/ 19 February 2015

Heyneke Meyer will be a winner if he gets his mind over matter

Heyneke Meyer Will Be A Winner If He Gets His Mind Over Matter

As we brace ourselves for another marathon edition of a tired Super Rugby tournament, rugby fans can take solace in the fact that this year there is a World Cup around the corner.

With every other year providing bloated and routine fare, the World Cup, like that other quadrennial spectacle, the British and Irish Lions’ tour, remains the one still point of glamour in a sport trying its best to catch up with cricket in wilful self-destruction.

Although many rugby pundits bemoan the fact that the World Cup sucks up all the oxygen of the sport, the inverse is true. With the demise of traditional tours and the incessant tournaments played by South African teams, it is ultimately the Webb Ellis Cup, shimmering in the background, that lends the game true spectacle.

For this reason, this year’s Super Rugby has added interest as players do battle not only for their franchise but equally to be noticed by the Bok coach, Heyneke Meyer.

If the players are enthused by the global showpiece, surely so too is Meyer. The World Cup represents Meyer’s last chance of leaving a real legacy as Bok coach.

Greatly exaggerated
With no silverware, and one solitary victory against the old foe, the All Blacks, reports of Meyer’s success have been greatly exaggerated.

In 2014 the media and the Bok management often liked to boast of Meyer having the second-best (now the third after last year’s European tour) winning ratio since readmission in 1992, but the reality is, if the Rugby Championship had not, in 2012, added fixtures against Argentina at the expense of fixtures against Australia and New Zealand, his win record would probably be mediocre.

The good news for him is that, as Jake White realised, everything will be forgotten and forgiven if he steers the Boks to a World Cup victory in England later this year. To do that, he will, first and foremost, need a large dose of luck.

The Boks have won both their World Cups with help from referees missing such things as Abdelatif Benazzi’s apparent try against us in the 1995 semifinal, or Frédéric Michalak’s forward pass that helped knock the All Blacks out early in 2007.

But luck only gets you so far. You can’t win the tournament on it alone. Meyer, on evidence of last year’s results, has some serious work to do.

Most importantly, one gets the impression that Meyer needs to find a sense of calm. No matter what he does, or who he selects, the reality of world rugby is that the Boks arrive at every tournament with a chance of winning it. The crucial thing is whether your team arrives believing they are winners. It is that belief that gets a team over the line in the crucial final five minutes of a close test match.

Mental performance
The biggest threat is a manic fear of losing – something that Meyer, judging by his contortions in the coaches’ box, is prone to. It is therefore telling that Meyer has added Professor Pieter Kruger to his management team, a world-renowned specialist in mental performance. But, as the head man, Meyer is also going to have to buy into this.
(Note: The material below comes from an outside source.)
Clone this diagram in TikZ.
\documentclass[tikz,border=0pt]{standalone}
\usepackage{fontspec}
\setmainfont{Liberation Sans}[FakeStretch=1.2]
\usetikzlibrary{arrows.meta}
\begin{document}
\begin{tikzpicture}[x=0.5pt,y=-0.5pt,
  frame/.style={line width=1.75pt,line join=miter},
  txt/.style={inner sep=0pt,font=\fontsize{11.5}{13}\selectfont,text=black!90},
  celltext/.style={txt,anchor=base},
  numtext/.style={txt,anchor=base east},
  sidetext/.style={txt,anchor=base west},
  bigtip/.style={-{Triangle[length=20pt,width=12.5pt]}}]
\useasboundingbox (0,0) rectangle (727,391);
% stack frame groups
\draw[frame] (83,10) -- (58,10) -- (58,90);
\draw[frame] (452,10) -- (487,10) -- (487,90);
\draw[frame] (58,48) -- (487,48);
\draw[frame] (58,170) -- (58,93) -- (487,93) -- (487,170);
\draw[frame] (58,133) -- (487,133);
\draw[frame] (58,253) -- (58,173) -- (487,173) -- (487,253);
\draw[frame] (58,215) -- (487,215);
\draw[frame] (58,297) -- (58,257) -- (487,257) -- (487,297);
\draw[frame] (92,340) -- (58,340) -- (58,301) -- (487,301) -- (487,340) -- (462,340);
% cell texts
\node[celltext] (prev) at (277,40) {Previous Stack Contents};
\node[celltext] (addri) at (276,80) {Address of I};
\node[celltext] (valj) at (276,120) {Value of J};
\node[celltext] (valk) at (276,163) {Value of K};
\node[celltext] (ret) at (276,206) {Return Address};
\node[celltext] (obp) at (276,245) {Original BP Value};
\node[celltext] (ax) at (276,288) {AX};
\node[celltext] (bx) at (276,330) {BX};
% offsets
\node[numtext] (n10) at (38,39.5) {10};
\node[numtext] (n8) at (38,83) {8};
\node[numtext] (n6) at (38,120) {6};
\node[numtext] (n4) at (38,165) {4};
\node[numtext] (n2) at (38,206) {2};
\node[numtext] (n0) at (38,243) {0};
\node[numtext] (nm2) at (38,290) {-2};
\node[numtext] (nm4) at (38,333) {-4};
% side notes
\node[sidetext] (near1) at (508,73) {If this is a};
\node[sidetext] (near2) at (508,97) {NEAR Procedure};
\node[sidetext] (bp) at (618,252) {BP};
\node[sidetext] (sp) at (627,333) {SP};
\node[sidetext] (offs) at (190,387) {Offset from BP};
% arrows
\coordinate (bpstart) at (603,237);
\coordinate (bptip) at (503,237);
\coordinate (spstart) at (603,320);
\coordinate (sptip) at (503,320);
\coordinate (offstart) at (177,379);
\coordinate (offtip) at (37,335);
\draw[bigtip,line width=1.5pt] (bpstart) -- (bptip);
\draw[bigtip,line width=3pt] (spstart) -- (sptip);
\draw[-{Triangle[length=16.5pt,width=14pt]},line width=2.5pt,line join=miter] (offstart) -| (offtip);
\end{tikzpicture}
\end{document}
When Kitch Christie took the Boks to their 1995 dream, he refused to get excited about the Boks’ historic victory over Australia in the 1995 tournament’s opening match, and equally refused to get upset about the subsequent shockers against minnows Romania and Canada. Famously, he barely mentioned Jonah Lomu in his team planning before the final against the All Blacks.

Meyer needs a dose of that medicine. And it begins with selection. Who is his first choice fly half? Is he really going to pick Willie le Roux at fullback in a knockout match? Can he afford to keep indulging his affinity for Coenie Oosthuizen? Will the Boks fall apart if he is unable to pick Jean de Villiers or Fourie du Preez, players he has invested with a kind of aura?
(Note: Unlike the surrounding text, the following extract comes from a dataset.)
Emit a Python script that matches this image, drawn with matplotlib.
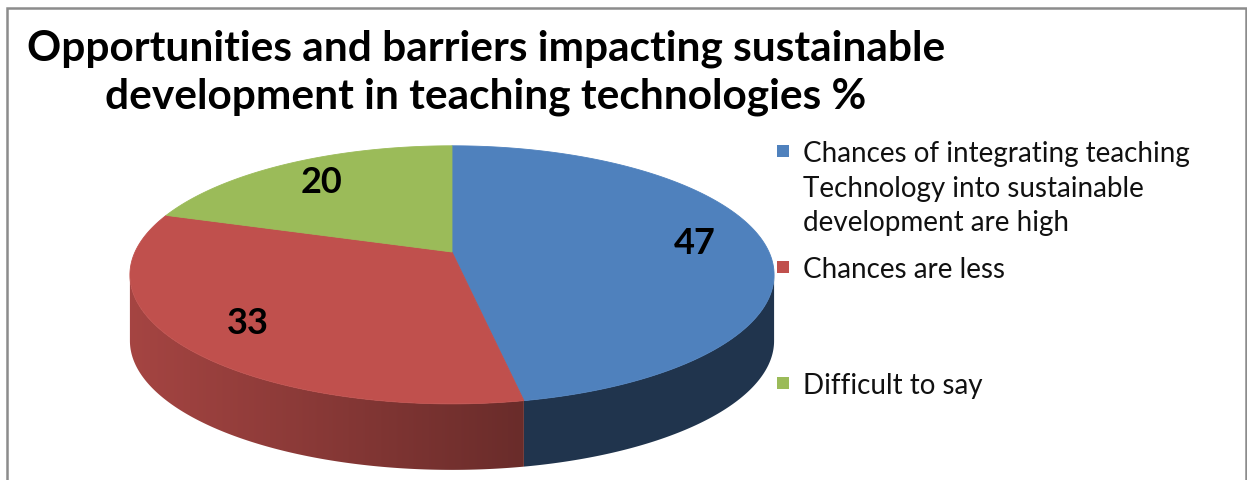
import numpy as np
import matplotlib
matplotlib.use("Agg")
from matplotlib import pyplot as plt
from matplotlib.patches import Polygon, Rectangle
from matplotlib.colors import to_rgb

# Survey shares (%)
categories = [
    "Chances of integrating teaching\nTechnology into sustainable\ndevelopment are high",
    "Chances are less",
    "Difficult to say",
]
values = [47, 33, 20]
value_labels = ["47", "33", "20"]
colors = ["#4F81BD", "#C0504D", "#9BBB59"]
# lightness of the side wall at its left / right end, per slice
side_shade = [(0.41, 0.41), (0.86, 0.55), (0.70, 0.70)]

title = "Opportunities and barriers impacting sustainable\ndevelopment in teaching technologies %"

# pie geometry in pixels (perspective disc)
CX, CY = 452, 253
A, B = 317, 125
D = 5.65
DEPTH = 66


def proj(theta, r=1.0):
    """theta clockwise from 12 o'clock, radians -> screen x, y"""
    u = r * np.sin(theta)
    v = -r * np.cos(theta)
    w = D / (D - v)
    return CX + A * u * w, CY + B * v * w


def shade(c, f):
    return np.clip(np.array(to_rgb(c)) * f, 0, 1)


fig = plt.figure(figsize=(12.47, 4.81), dpi=100)
ax = fig.add_axes([0, 0, 1, 1])
ax.set_xlim(0, 1247)
ax.set_ylim(481, 0)
ax.axis("off")

# chart frame
ax.plot([7, 7, 1245.5, 1245.5], [481, 8.5, 8.5, 481], color="#8c8c8c", lw=1.8,
        solid_joinstyle="miter")

fracs = np.array(values, dtype=float) / np.sum(values)
edges = np.concatenate([[0], np.cumsum(fracs)]) * 2 * np.pi

# visible part of the side wall lies between the extreme left/right points
th_r = np.arccos(-1.0 / D)
th_l = 2 * np.pi - th_r

for i in range(len(values)):
    s, e = max(edges[i], th_r), min(edges[i + 1], th_l)
    if e <= s:
        continue
    th = np.linspace(s, e, 200)
    xs, ys = proj(th)
    outline = list(zip(xs, ys)) + list(zip(xs[::-1], ys[::-1] + DEPTH))
    wall = Polygon(outline, closed=True, facecolor="none", edgecolor="none")
    ax.add_patch(wall)
    # horizontal gradient clipped to the wall
    x0, x1 = xs.min(), xs.max()
    left, right = side_shade[i]
    t = np.linspace(0, 1, 256)
    grad = np.array([shade(colors[i], left + (right - left) * tt) for tt in t])[None, :, :]
    im = ax.imshow(grad, extent=(x0 - 1, x1 + 1, ys.max() + DEPTH + 2, ys.min() - 2),
                   aspect="auto", interpolation="bilinear", zorder=1)
    im.set_clip_path(wall)

# top face
for i in range(len(values)):
    th = np.linspace(edges[i], edges[i + 1], 200)
    xs, ys = proj(th)
    pts = [(CX, CY)] + list(zip(xs, ys))
    ax.add_patch(Polygon(pts, closed=True, facecolor=colors[i], edgecolor=colors[i],
                         lw=0.6, zorder=2))

# value labels
for i, lab in enumerate(value_labels):
    mid = (edges[i] + edges[i + 1]) / 2
    lx, ly = proj(mid, 0.78)
    ax.text(lx, ly, lab, ha="center", va="center", fontsize=26, fontweight="bold",
            family="Lato", color="black", zorder=3)

ax.text(486, 73, title, ha="center", va="center", fontsize=30.5, fontweight="bold",
        family="Lato", color="black", linespacing=1.3)

# legend: marker sits on the first line of each entry
for i, lab in enumerate(categories):
    y = 152 + 116 * i
    ax.add_patch(Rectangle((777, y - 6), 12, 12, facecolor=colors[i], edgecolor="none"))
    for j, line in enumerate(lab.split("\n")):
        ax.text(803, y + 34.5 * j, line, ha="left", va="center_baseline", fontsize=20,
                family="Lato", color="#111111")

fig.savefig("out.png", dpi=100)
There is perhaps not time enough to deal with the predictability of our dependence on box kicks, line-out mauls, and frontal one-off runners. But that hardly matters. In a World Cup, all pattern collapses under pressure. Collective temperament is everything.

If the right players are on the park, and the coaching team has gifted them with belief and simplicity, the Cup is for the taking. For us to win, Meyer needs to find his answers, and a zen-like calm, as he watches Super Rugby this year. It’s up to him.